By Mary Pilkington - local history enthusiast with a passion for the history of Northampton (see "Old Maps" for more detail)

The land where High Street (Colwyn Road) was built was part of the Freehold Land Society’s Kettering Road no.2 estate. The land was purchased in the 1870s but house building really got underway in Colwyn Road in the 1880s. The strange dog leg shape of Colwyn Road stems from an old field boundary formed at the time of the 1778 enclosure awards.
There is a tall house which stands out in one part of the street which has the date 1875 on a plaque. It’s called Blake House. It still looks isolated in its part of the street on the 1884/5 ordinance survey map of this part of town.

The name High Street was in use by 1881 but in 1885 the name was changed because the owners of houses thought the name High Street was giving the impression that it was a busy business thoroughfare and that this was why they were having trouble renting out property there. They wanted a name which would suggest a more residential atmosphere.

There is coverage of a discussion during a council meeting in the local newspaper dated 11th April 1885 - see photograph of article below. Other names were considered as well as Colwyn, and these were Mostyn, Lonsdale and Tavistock. Two of the suggestions were places in Wales and this prompted a weak joke during the meeting that the owners of the houses there must be Welsh. My belief is that these were popular Victorian holiday destinations and that they were suggested to evoke a more restful atmosphere - Colwyn referring to Colwyn Bay and Mostyn which is close to Llandudno. Lord Mostyn did much to promote Llandudno as a destination.

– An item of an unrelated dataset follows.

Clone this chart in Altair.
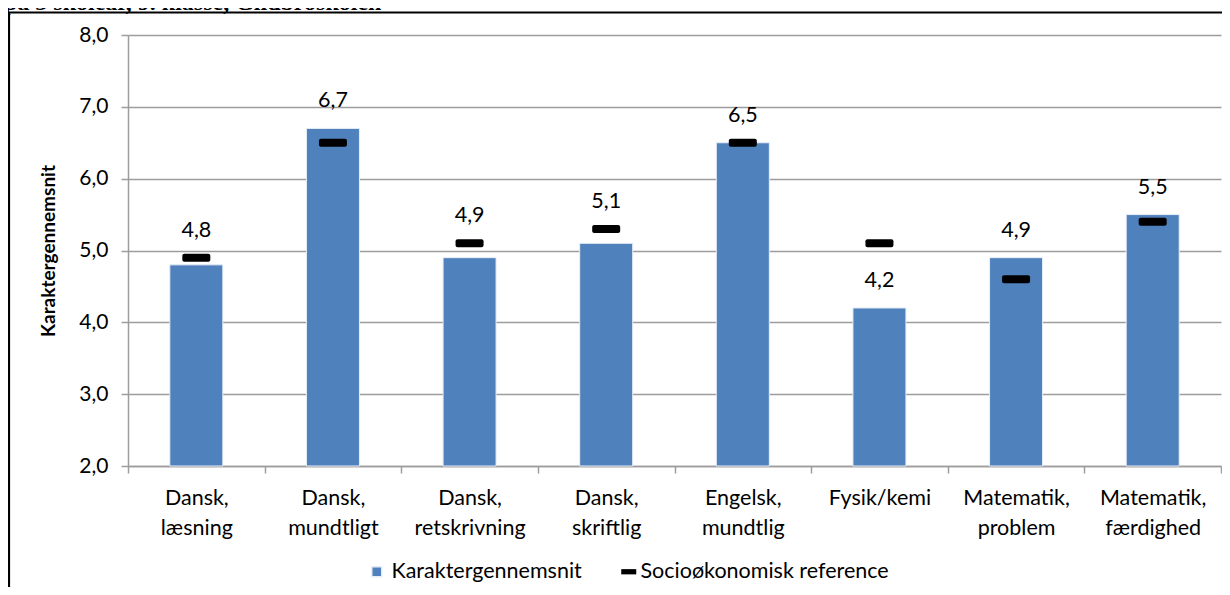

Lonsdale must come from Kirkby Lonsdale, the gateway to the Lake District and another favoured destination of Victorians such as John Ruskin. Tavistock was another destination for the Victorians; it was considered a gateway to Dartmoor. But that name could also come from Lord John Russell (see also Great Russell Street). Lord John Russell was an important politician and the younger brother of the 7th Duke of Bedford. Russell is their family name. Tavistock is a place with historic links to the Dukes of Bedford and Lord John Russell was the MP for Tavistock. He was a very important figure, being the architect of the Great Reform Act of 1832, which amongst other things lowered the property-based voting qualification. He would have been considered a hero to the founders of the Freehold Land Society.
In any case Colwyn Road was chosen by mid 1885 although the street was known by both names for a time.

Great Russell Street

This was a very early ‘new street’ - late 1830s - and you’ll see it on the Wood and Law map of Northampton 1847. You will also notice empty land marked XP. That meant Extra-Parochial, and no Poor Rate was levied on the houses built there. Great Russell Street is too early to have been anything to do with the Freehold Land Society so would have been built by some local developer(s).